La modalità di apprendimento in un laboratorio, che è largamente usata in iniziative come Kids University, è efficace perché significa imparare esplorando. “Sono modalità di apprendimento che caratterizzano il bambino fin dalle primissime fasi dello sviluppo, perché il bambino apprende in interazione con il mondo, con gli oggetti fisici, esplorando il mondo e risolvendo problemi”.

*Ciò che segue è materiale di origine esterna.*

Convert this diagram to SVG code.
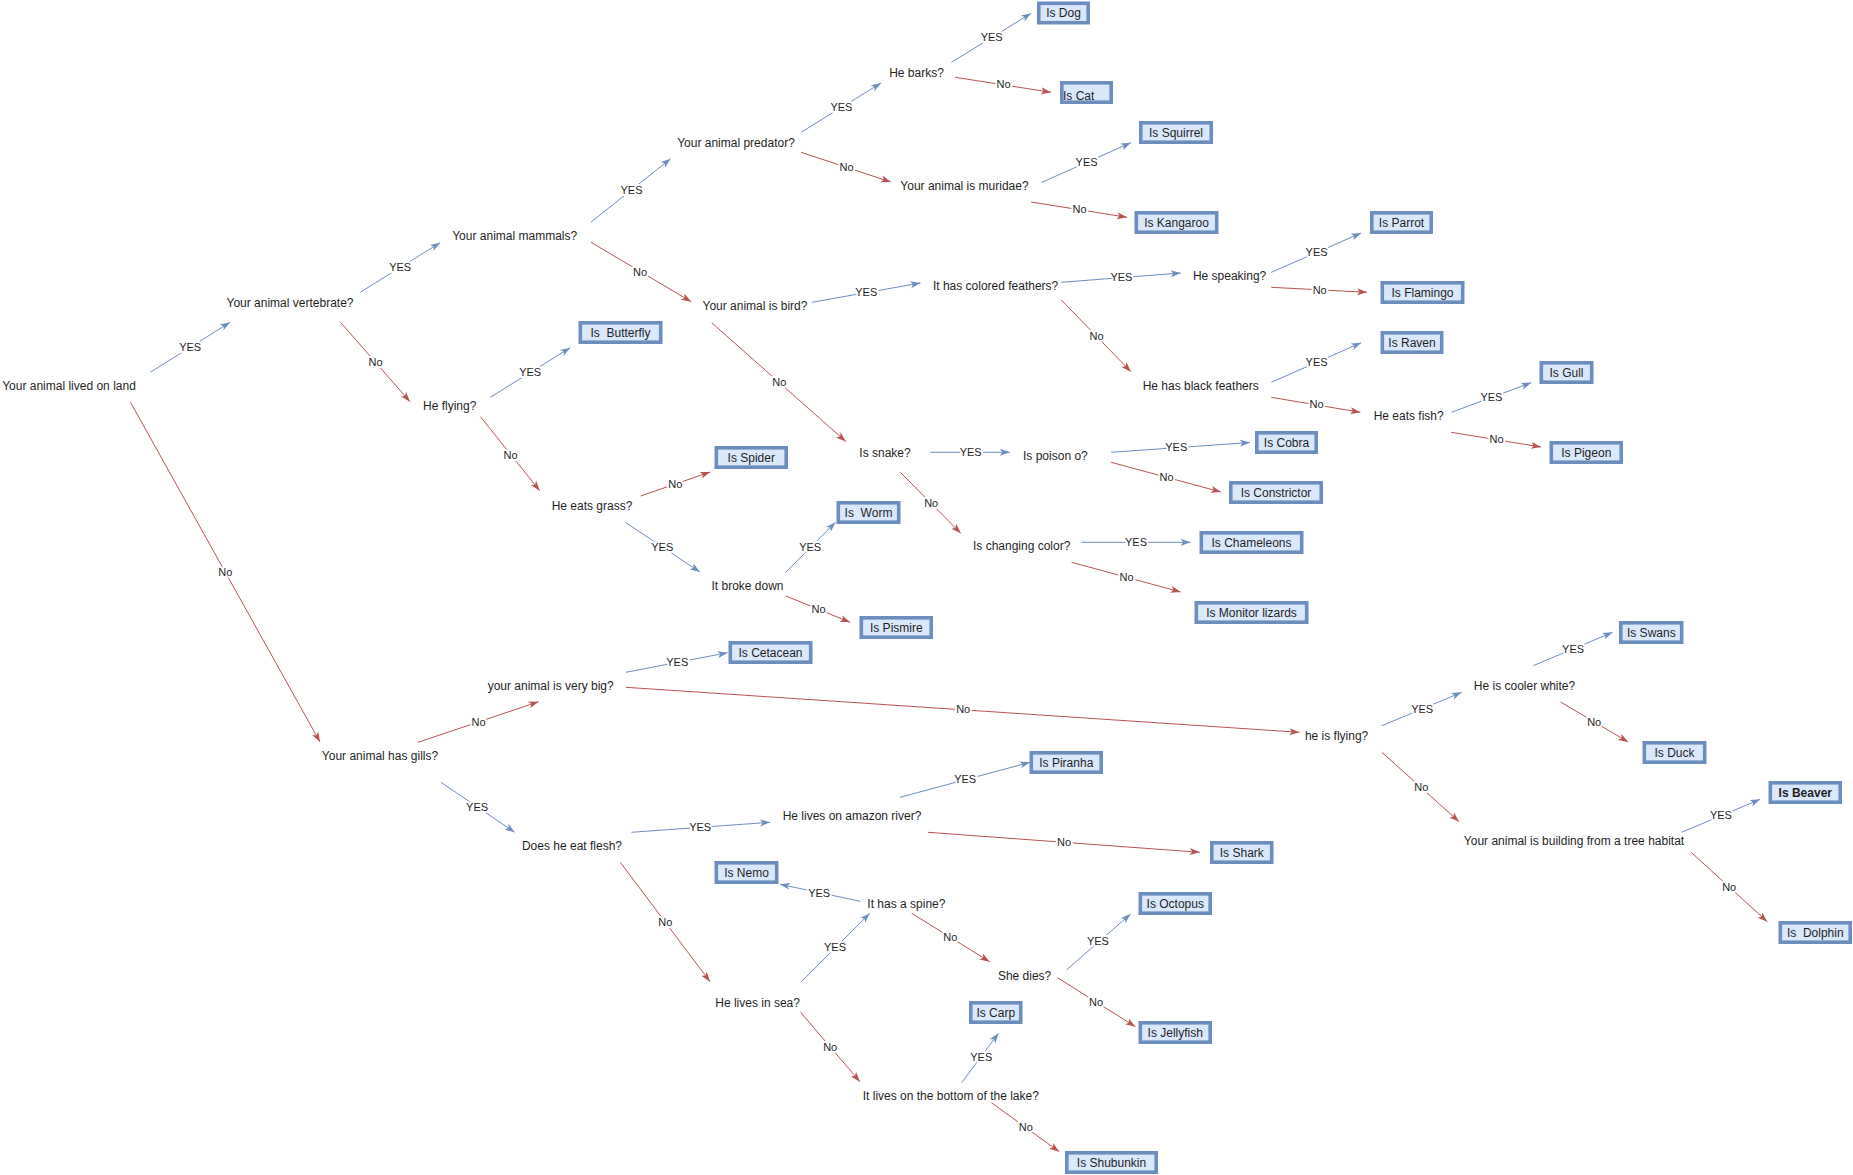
<svg xmlns="http://www.w3.org/2000/svg" width="1853" height="1175" viewBox="0 0 1853 1175">
<style>
.q{font-family:"Liberation Sans",Arial,Helvetica,sans-serif;font-size:12px;fill:#1f1f1f;text-anchor:middle}
.leaf rect{fill:#dae8fc;stroke:#6c8ebf;stroke-width:3.6}
.leaf text{font-family:"Liberation Sans",Arial,Helvetica,sans-serif;font-size:12px;fill:#1f1f1f;text-anchor:middle}
.y{fill:none;stroke:#6c8ebf;stroke-width:1;marker-end:url(#ab)}
.n{fill:none;stroke:#b85450;stroke-width:1;marker-end:url(#ar)}
.l{font-family:"Liberation Sans",Arial,Helvetica,sans-serif;font-size:11px;fill:#1f1f1f;text-anchor:middle;stroke:#fff;stroke-width:4;stroke-linejoin:round;paint-order:stroke}
</style>
<defs>
<marker id="ab" viewBox="0 0 10 8" refX="10" refY="4" markerWidth="10" markerHeight="8" markerUnits="userSpaceOnUse" orient="auto"><path d="M0,0.5 L10,4 L0,7.5 L2.5,4 Z" fill="#6c8ebf"/></marker>
<marker id="ar" viewBox="0 0 10 8" refX="10" refY="4" markerWidth="10" markerHeight="8" markerUnits="userSpaceOnUse" orient="auto"><path d="M0,0.5 L10,4 L0,7.5 L2.5,4 Z" fill="#b85450"/></marker>
</defs>
<rect width="1853" height="1175" fill="#fff"/>
<g id="connectors">
<path class="y" d="M150.3,372.3 L230.1,322.3"/><text class="l" x="190.2" y="351">YES</text>
<path class="n" d="M130.5,402.3 L320,742"/><text class="l" x="225.4" y="576.3">No</text>
<path class="y" d="M360.2,292.3 L440.1,242.7"/><text class="l" x="400.2" y="271">YES</text>
<path class="n" d="M340.5,322.3 L410,401.7"/><text class="l" x="375.6" y="366.3">No</text>
<path class="y" d="M590.9,222.2 L670.6,158.7"/><text class="l" x="631.5" y="193.5">YES</text>
<path class="n" d="M591,242.3 L691.2,301.7"/><text class="l" x="640" y="276">No</text>
<path class="y" d="M801.1,132.3 L881,83"/><text class="l" x="841.4" y="111">YES</text>
<path class="n" d="M801.1,152.3 L890.9,182"/><text class="l" x="846.6" y="171.3">No</text>
<path class="y" d="M951.4,62.3 L1031.2,13.3"/><text class="l" x="991.7" y="41">YES</text>
<path class="n" d="M955.3,77.3 L1051,92.3"/><text class="l" x="1003.5" y="88.3">No</text>
<path class="y" d="M1041.9,182.3 L1130.9,142.7"/><text class="l" x="1086.6" y="166.3">YES</text>
<path class="n" d="M1031.2,202 L1126.9,217.3"/><text class="l" x="1079.5" y="213.3">No</text>
<path class="y" d="M811.8,302.3 L920.5,283"/><text class="l" x="866.3" y="296">YES</text>
<path class="n" d="M711.7,322.7 L845.8,441.5"/><text class="l" x="779.4" y="386.3">No</text>
<path class="y" d="M1061.3,282.3 L1180.7,273"/><text class="l" x="1121.4" y="281">YES</text>
<path class="n" d="M1061.3,300 L1130.9,371.7"/><text class="l" x="1096.5" y="340">No</text>
<path class="y" d="M1271.3,272.3 L1361.2,233"/><text class="l" x="1316.6" y="256">YES</text>
<path class="n" d="M1271.3,287.3 L1367,292.3"/><text class="l" x="1319.7" y="294">No</text>
<path class="y" d="M1271.3,382.3 L1361.2,342.7"/><text class="l" x="1316.6" y="366">YES</text>
<path class="n" d="M1271.3,397.3 L1360.4,412.3"/><text class="l" x="1316.6" y="408.3">No</text>
<path class="y" d="M1451.5,412.3 L1531.2,382.7"/><text class="l" x="1491.4" y="401">YES</text>
<path class="n" d="M1451.1,432.3 L1541,447"/><text class="l" x="1496.5" y="443.3">No</text>
<path class="y" d="M490.3,397.3 L570.2,347.7"/><text class="l" x="530.2" y="376">YES</text>
<path class="n" d="M480.4,416.7 L539.7,490.7"/><text class="l" x="510.5" y="459">No</text>
<path class="n" d="M640.6,496 L710.2,472"/><text class="l" x="675.4" y="488">No</text>
<path class="y" d="M625.9,522.7 L699.9,572"/><text class="l" x="662.3" y="551">YES</text>
<path class="y" d="M785.3,572.7 L835.5,522.3"/><text class="l" x="810.2" y="551">YES</text>
<path class="n" d="M786.1,596 L850.1,622.3"/><text class="l" x="818.5" y="613">No</text>
<path class="y" d="M930.4,452.3 L1009.9,452.3"/><text class="l" x="970.7" y="456.3">YES</text>
<path class="n" d="M900.3,472.3 L960.8,533.3"/><text class="l" x="931.2" y="507">No</text>
<path class="y" d="M1111.1,452.3 L1250,442.5"/><text class="l" x="1176.3" y="451">YES</text>
<path class="n" d="M1111.1,462.3 L1221,492"/><text class="l" x="1166.5" y="481">No</text>
<path class="y" d="M1081.4,542.3 L1190.6,542.3"/><text class="l" x="1136" y="546">YES</text>
<path class="n" d="M1071.6,562.3 L1180.7,592"/><text class="l" x="1126.5" y="581">No</text>
<path class="n" d="M418,742.3 L538.6,701.7"/><text class="l" x="478.5" y="726.3">No</text>
<path class="y" d="M440.9,782.3 L514.7,832.3"/><text class="l" x="477.1" y="810.7">YES</text>
<path class="y" d="M625.9,672.3 L727.6,652.7"/><text class="l" x="677.3" y="666">YES</text>
<path class="n" d="M625.9,687.3 L1299.4,732.3"/><text class="l" x="963.2" y="713">No</text>
<path class="y" d="M1381.9,725.7 L1461.7,692.3"/><text class="l" x="1422.2" y="713">YES</text>
<path class="n" d="M1381.9,752.3 L1459.1,821.7"/><text class="l" x="1421.4" y="791">No</text>
<path class="y" d="M1533.2,665.7 L1612.6,632.3"/><text class="l" x="1573.1" y="653">YES</text>
<path class="n" d="M1560.6,702 L1628.2,742"/><text class="l" x="1594.2" y="726.3">No</text>
<path class="y" d="M1681.6,832.3 L1760.2,799.3"/><text class="l" x="1720.9" y="819.3">YES</text>
<path class="n" d="M1691.2,852.3 L1767.3,921.7"/><text class="l" x="1729.2" y="891.3">No</text>
<path class="y" d="M631.4,832.3 L770.1,822.3"/><text class="l" x="700.2" y="831">YES</text>
<path class="n" d="M620.3,862.3 L710,981.7"/><text class="l" x="665.4" y="926.3">No</text>
<path class="y" d="M900,797.3 L1030,762.3"/><text class="l" x="965.2" y="783">YES</text>
<path class="n" d="M928,832.3 L1199.7,852.3"/><text class="l" x="1064" y="846.3">No</text>
<path class="y" d="M800.6,982.3 L869.8,913.3"/><text class="l" x="835" y="951">YES</text>
<path class="y" d="M860.3,901.3 L780,884.3"/><text class="l" x="819.2" y="897">YES</text>
<path class="n" d="M911.7,913.3 L989.6,961.7"/><text class="l" x="950.3" y="941.3">No</text>
<path class="y" d="M1066.4,970 L1130.6,914"/><text class="l" x="1097.9" y="945">YES</text>
<path class="n" d="M1057.5,977.7 L1135.4,1026.7"/><text class="l" x="1096.1" y="1006.3">No</text>
<path class="n" d="M800.6,1012.3 L859.9,1081.7"/><text class="l" x="830.2" y="1051">No</text>
<path class="y" d="M961.7,1082.7 L998.5,1033.3"/><text class="l" x="981.3" y="1061">YES</text>
<path class="n" d="M991.4,1102.7 L1059.2,1151.7"/><text class="l" x="1025.9" y="1131.3">No</text>
</g>
<g id="q1"><text class="q" x="69" y="389.5">Your animal lived on land</text></g>
<g id="q2"><text class="q" x="290" y="306.5">Your animal vertebrate?</text></g>
<g id="q3"><text class="q" x="514.7" y="239.5">Your animal mammals?</text></g>
<g id="q4"><text class="q" x="736" y="146.5">Your animal predator?</text></g>
<g id="q5"><text class="q" x="916.5" y="76.5">He barks?</text></g>
<g id="q6"><text class="q" x="964.5" y="190">Your animal is muridae?</text></g>
<g id="q7"><text class="q" x="755" y="309.5">Your animal is bird?</text></g>
<g id="q8"><text class="q" x="995.6" y="289.5">It has colored feathers?</text></g>
<g id="q9"><text class="q" x="1229.6" y="280">He speaking?</text></g>
<g id="q10"><text class="q" x="1200.7" y="390">He has black feathers</text></g>
<g id="q11"><text class="q" x="1408.7" y="419.5">He eats fish?</text></g>
<g id="q12"><text class="q" x="449.7" y="410">He flying?</text></g>
<g id="q13"><text class="q" x="592" y="510">He eats grass?</text></g>
<g id="q14"><text class="q" x="747.5" y="590">It broke down</text></g>
<g id="q15"><text class="q" x="885" y="456.5">Is snake?</text></g>
<g id="q16"><text class="q" x="1055.4" y="460">Is poison o?</text></g>
<g id="q17"><text class="q" x="1021.7" y="550">Is changing color?</text></g>
<g id="q18"><text class="q" x="550.7" y="690">your animal is very big?</text></g>
<g id="q19"><text class="q" x="380" y="760">Your animal has gills?</text></g>
<g id="q20"><text class="q" x="1336.6" y="740">he is flying?</text></g>
<g id="q21"><text class="q" x="1524.5" y="690">He is cooler white?</text></g>
<g id="q22"><text class="q" x="1574" y="845">Your animal is building from a tree habitat</text></g>
<g id="q23"><text class="q" x="572" y="850">Does he eat flesh?</text></g>
<g id="q24"><text class="q" x="852" y="819.5">He lives on amazon river?</text></g>
<g id="q25"><text class="q" x="906.4" y="908">It has a spine?</text></g>
<g id="q26"><text class="q" x="1024.6" y="980">She dies?</text></g>
<g id="q27"><text class="q" x="757.6" y="1006.5">He lives in sea?</text></g>
<g id="q28"><text class="q" x="950.8" y="1100">It lives on the bottom of the lake?</text></g>
<g id="dog" class="leaf"><rect x="1038.8" y="3.3" width="49.4" height="19.4"/><text x="1063.5" y="17.3">Is Dog</text></g>
<g id="cat" class="leaf"><rect x="1061.8" y="82.8" width="49.4" height="19.4"/><text x="1063" y="100" style="text-anchor:start">Is Cat</text></g>
<g id="squirrel" class="leaf"><rect x="1140.8" y="122.8" width="70.4" height="19.4"/><text x="1176" y="136.8">Is Squirrel</text></g>
<g id="kangaroo" class="leaf"><rect x="1136.3" y="212.8" width="80.4" height="19.4"/><text x="1176.5" y="226.8">Is Kangaroo</text></g>
<g id="parrot" class="leaf"><rect x="1371.8" y="212.8" width="59.4" height="19.4"/><text x="1401.5" y="226.8">Is Parrot</text></g>
<g id="flamingo" class="leaf"><rect x="1382.3" y="282.8" width="80.4" height="19.4"/><text x="1422.5" y="296.8">Is Flamingo</text></g>
<g id="raven" class="leaf"><rect x="1382.3" y="332.8" width="59.4" height="19.4"/><text x="1412" y="346.8">Is Raven</text></g>
<g id="gull" class="leaf"><rect x="1541.3" y="362.8" width="50.4" height="19.4"/><text x="1566.5" y="376.8">Is Gull</text></g>
<g id="pigeon" class="leaf"><rect x="1551.3" y="442.8" width="69.9" height="19.4"/><text x="1586.3" y="456.8">Is Pigeon</text></g>
<g id="cobra" class="leaf"><rect x="1256.8" y="432.8" width="59.4" height="19.4"/><text x="1286.5" y="446.8">Is Cobra</text></g>
<g id="constrictor" class="leaf"><rect x="1230.8" y="482.8" width="90.4" height="19.4"/><text x="1276" y="496.8">Is Constrictor</text></g>
<g id="chameleons" class="leaf"><rect x="1201.3" y="532.8" width="100.4" height="19.4"/><text x="1251.5" y="546.8">Is Chameleons</text></g>
<g id="monitor" class="leaf"><rect x="1196.3" y="602.8" width="110.4" height="19.4"/><text x="1251.5" y="616.8">Is Monitor lizards</text></g>
<g id="spider" class="leaf"><rect x="716.3" y="447.8" width="69.9" height="19.4"/><text x="751.3" y="461.8">Is Spider</text></g>
<g id="worm" class="leaf"><rect x="838.3" y="502.8" width="60.4" height="19.4"/><text x="868.5" y="516.8" xml:space="preserve">Is  Worm</text></g>
<g id="pismire" class="leaf"><rect x="861.3" y="617.8" width="69.9" height="19.4"/><text x="896.3" y="631.8">Is Pismire</text></g>
<g id="cetacean" class="leaf"><rect x="730.3" y="642.8" width="80.4" height="19.4"/><text x="770.5" y="656.8">Is Cetacean</text></g>
<g id="butterfly" class="leaf"><rect x="580.3" y="322.8" width="80.4" height="19.4"/><text x="620.5" y="336.8" xml:space="preserve">Is  Butterfly</text></g>
<g id="piranha" class="leaf"><rect x="1031.3" y="752.8" width="69.9" height="19.4"/><text x="1066.3" y="766.8">Is Piranha</text></g>
<g id="swans" class="leaf"><rect x="1620.8" y="622.8" width="60.9" height="19.4"/><text x="1651.3" y="636.8">Is Swans</text></g>
<g id="duck" class="leaf"><rect x="1644.3" y="742.8" width="60.4" height="19.4"/><text x="1674.5" y="756.8">Is Duck</text></g>
<g id="beaver" class="leaf"><rect x="1770.3" y="782.8" width="69.9" height="19.4"/><text x="1805.3" y="796.8" font-weight="bold">Is Beaver</text></g>
<g id="dolphin" class="leaf"><rect x="1780.3" y="922.8" width="69.9" height="19.4"/><text x="1815.3" y="936.8" xml:space="preserve">Is  Dolphin</text></g>
<g id="shark" class="leaf"><rect x="1211.8" y="842.8" width="59.9" height="19.4"/><text x="1241.8" y="856.8">Is Shark</text></g>
<g id="octopus" class="leaf"><rect x="1140.3" y="893.8" width="69.9" height="19.4"/><text x="1175.3" y="907.8">Is Octopus</text></g>
<g id="jellyfish" class="leaf"><rect x="1140.3" y="1022.8" width="69.9" height="19.4"/><text x="1175.3" y="1036.8">Is Jellyfish</text></g>
<g id="carp" class="leaf"><rect x="970.8" y="1002.8" width="49.9" height="19.4"/><text x="995.8" y="1016.8">Is Carp</text></g>
<g id="shubunkin" class="leaf"><rect x="1066.8" y="1152.8" width="89.4" height="19.4"/><text x="1111.5" y="1166.8">Is Shubunkin</text></g>
<g id="nemo" class="leaf"><rect x="716.3" y="862.8" width="60.4" height="19.4"/><text x="746.5" y="876.8">Is Nemo</text></g>
</svg>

Oggi più che mai in una società che è estremamente complessa, in cui i cambiamenti sono rapidi grazie alle tecnologie, ci si confronta continuamente con situazioni di problem solving anche da adulti. Insegnare ai bambini in modo da stimolare la capacità di problem solving (e in questo consiste il metodo laboratoriale), è il modo migliore per stimolare l’intelligenza del bambino, di uno studente in generale, degli adulti di domani. “Avvicinarli a contenuti che possono essere apparentemente alti, distanti, o astratti per loro significa dargli modo di analizzare gli oggetti e gli eventi utilizzando una modalità di apprendimento che è propria del bambino, di qualunque individuo. Sarebbe necessario utilizzare la stessa modalità di apprendimento all’interno delle nostre aule accademiche, con i nostri studenti universitari, ma abbiamo dei numeri che non ce lo consentono. Il laboratorio è la chiave privilegiata di accesso alla conoscenza, perché consente al bambino di costruirsi la conoscenza, esplorando concretamente il problema”.